**Dataset records**:
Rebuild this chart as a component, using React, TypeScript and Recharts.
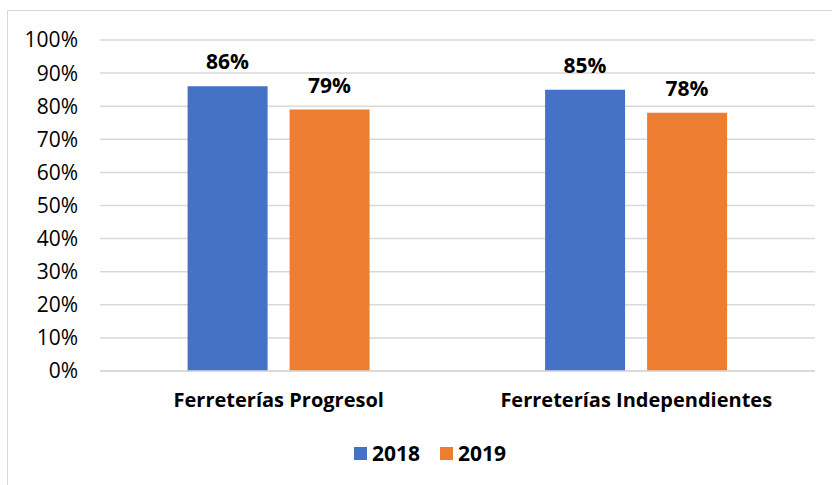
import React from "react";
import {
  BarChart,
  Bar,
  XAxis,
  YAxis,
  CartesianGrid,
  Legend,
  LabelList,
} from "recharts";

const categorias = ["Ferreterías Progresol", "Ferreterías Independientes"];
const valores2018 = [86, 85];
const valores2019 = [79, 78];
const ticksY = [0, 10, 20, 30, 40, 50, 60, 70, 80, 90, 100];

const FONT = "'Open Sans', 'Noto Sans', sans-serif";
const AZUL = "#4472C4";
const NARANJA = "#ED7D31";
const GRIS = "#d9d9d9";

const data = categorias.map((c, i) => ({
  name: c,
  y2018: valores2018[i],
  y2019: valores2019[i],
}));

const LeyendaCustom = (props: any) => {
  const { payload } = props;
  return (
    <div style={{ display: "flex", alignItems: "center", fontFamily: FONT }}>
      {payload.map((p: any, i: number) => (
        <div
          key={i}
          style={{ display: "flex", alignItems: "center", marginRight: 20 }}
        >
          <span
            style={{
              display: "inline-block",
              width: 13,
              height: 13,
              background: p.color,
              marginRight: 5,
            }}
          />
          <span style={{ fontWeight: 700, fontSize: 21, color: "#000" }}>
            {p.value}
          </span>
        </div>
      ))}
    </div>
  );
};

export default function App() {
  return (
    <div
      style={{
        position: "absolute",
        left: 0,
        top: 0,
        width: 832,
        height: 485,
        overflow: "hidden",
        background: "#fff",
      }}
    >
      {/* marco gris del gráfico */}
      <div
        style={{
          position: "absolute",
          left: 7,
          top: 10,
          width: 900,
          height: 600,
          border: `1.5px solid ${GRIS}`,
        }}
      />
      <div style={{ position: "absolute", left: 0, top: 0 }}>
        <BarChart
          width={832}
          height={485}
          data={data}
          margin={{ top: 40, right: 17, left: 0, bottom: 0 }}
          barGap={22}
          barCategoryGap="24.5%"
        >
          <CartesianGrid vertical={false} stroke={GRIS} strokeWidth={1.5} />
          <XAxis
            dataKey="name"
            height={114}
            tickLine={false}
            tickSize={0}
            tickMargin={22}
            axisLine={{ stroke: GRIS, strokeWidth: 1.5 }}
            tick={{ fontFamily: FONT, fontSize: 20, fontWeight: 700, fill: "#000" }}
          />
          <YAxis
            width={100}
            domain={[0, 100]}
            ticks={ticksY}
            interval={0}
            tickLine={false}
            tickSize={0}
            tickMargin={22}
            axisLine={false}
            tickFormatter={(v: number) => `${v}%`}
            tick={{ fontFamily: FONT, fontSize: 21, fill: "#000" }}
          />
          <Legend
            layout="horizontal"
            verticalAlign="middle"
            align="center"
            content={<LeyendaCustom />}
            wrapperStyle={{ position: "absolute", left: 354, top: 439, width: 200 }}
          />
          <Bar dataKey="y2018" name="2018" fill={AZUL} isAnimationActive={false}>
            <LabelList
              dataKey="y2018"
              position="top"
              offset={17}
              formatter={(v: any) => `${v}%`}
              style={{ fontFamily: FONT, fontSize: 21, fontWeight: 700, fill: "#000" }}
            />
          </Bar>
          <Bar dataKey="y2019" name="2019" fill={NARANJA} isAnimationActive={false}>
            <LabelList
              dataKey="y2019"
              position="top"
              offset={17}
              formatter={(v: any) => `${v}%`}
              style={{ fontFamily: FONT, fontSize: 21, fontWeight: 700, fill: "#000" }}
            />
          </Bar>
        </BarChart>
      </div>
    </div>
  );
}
...
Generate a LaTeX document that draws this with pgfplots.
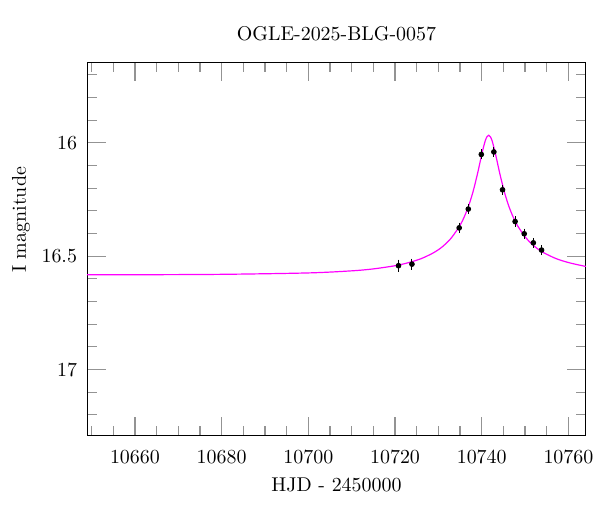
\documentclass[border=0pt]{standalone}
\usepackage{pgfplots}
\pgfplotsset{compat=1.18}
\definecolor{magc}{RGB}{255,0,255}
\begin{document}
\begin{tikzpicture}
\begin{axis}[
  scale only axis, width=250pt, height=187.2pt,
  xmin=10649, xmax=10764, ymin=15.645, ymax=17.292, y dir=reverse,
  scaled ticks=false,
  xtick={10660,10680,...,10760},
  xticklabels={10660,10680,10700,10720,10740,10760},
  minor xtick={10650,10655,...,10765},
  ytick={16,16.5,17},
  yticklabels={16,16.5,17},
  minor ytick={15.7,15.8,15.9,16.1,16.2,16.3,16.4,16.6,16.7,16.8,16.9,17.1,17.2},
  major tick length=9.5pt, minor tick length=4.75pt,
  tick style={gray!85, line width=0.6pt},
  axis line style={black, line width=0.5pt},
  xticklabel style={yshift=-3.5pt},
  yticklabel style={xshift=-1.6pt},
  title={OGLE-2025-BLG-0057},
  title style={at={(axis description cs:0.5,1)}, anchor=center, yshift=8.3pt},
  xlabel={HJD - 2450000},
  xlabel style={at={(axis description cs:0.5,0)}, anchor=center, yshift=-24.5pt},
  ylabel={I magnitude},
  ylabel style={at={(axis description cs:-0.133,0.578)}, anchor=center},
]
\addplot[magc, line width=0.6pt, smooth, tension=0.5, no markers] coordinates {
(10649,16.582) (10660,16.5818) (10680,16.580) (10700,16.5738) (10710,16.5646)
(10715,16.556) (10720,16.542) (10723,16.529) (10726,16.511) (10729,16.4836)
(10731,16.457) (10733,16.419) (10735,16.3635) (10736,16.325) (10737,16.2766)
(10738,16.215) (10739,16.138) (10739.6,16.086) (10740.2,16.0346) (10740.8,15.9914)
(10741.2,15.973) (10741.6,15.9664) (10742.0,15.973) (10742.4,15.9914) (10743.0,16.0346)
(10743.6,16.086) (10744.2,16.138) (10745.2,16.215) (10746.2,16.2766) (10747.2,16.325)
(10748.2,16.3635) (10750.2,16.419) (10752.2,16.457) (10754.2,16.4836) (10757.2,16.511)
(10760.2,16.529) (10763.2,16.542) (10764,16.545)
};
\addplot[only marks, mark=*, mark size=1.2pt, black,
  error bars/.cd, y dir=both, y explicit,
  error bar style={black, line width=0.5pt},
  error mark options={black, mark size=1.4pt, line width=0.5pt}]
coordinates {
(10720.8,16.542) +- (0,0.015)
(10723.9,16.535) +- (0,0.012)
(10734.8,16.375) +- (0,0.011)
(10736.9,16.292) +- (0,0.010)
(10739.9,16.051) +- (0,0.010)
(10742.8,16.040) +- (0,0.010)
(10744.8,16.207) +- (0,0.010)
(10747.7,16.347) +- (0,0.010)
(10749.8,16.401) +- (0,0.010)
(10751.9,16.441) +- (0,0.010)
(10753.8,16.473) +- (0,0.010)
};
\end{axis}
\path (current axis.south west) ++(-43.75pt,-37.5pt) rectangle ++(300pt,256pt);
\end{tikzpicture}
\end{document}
...
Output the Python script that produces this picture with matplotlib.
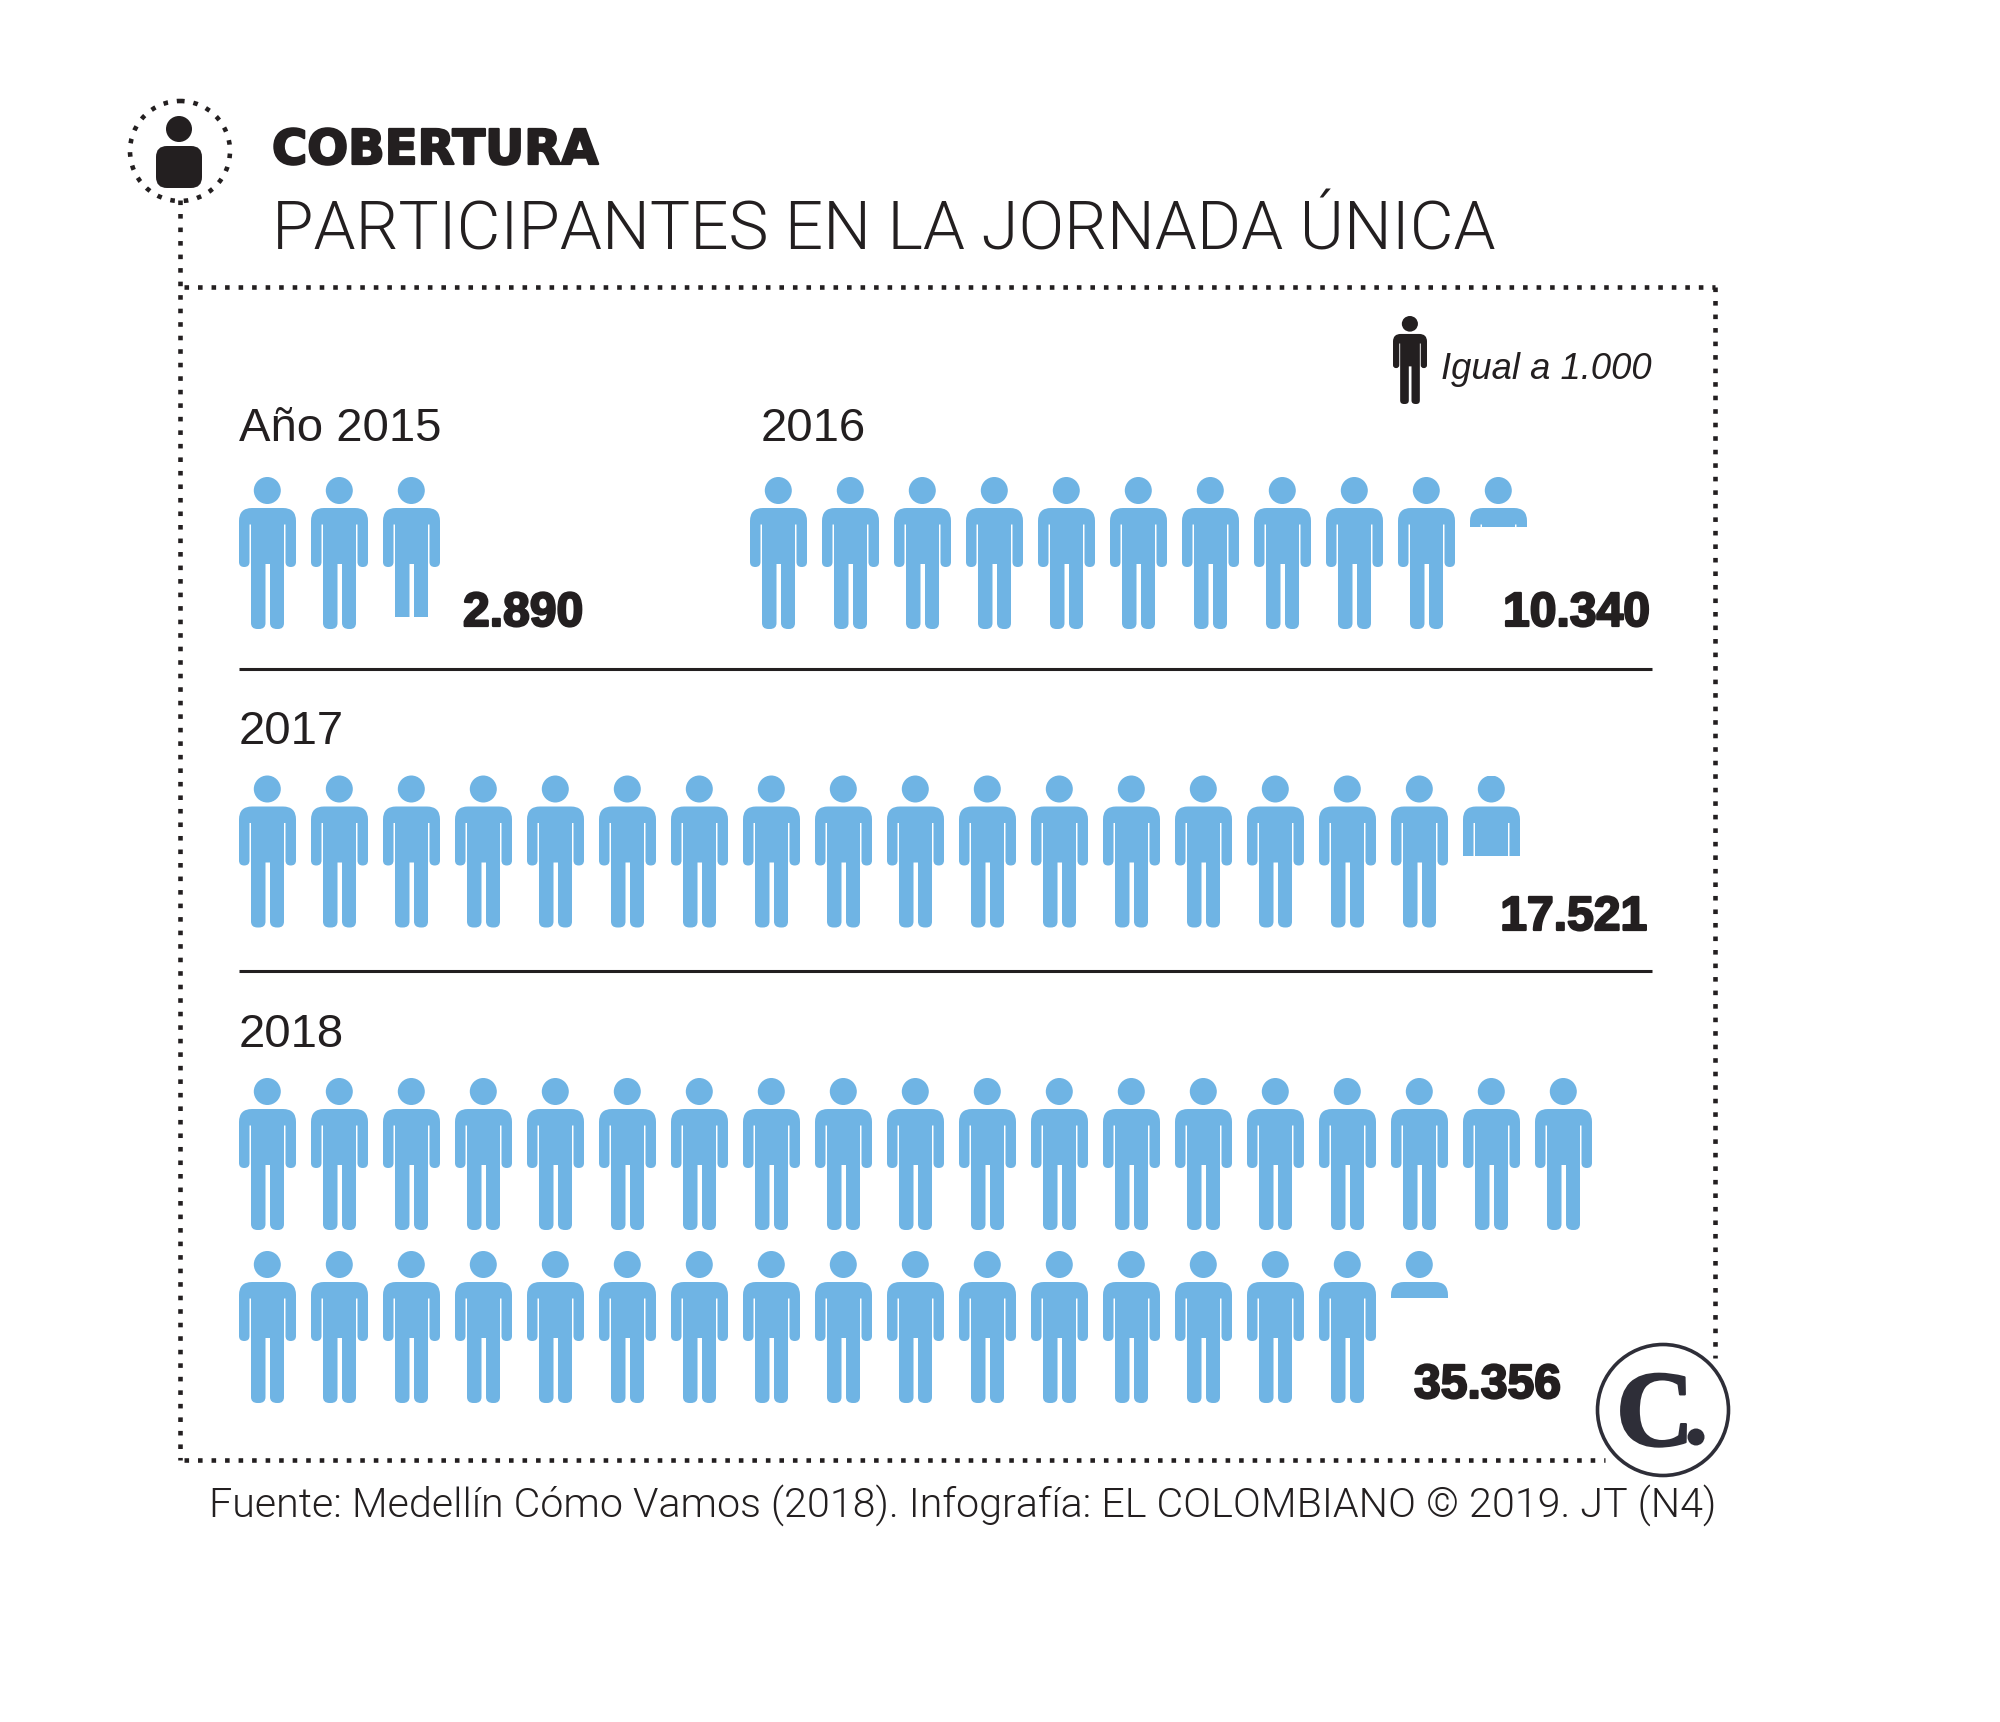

**Exercise objective**: Filter the records above and return every line that holds the word "React".

**Task solution**:
Rebuild this chart as a component, using React, TypeScript and Recharts.
import React from "react";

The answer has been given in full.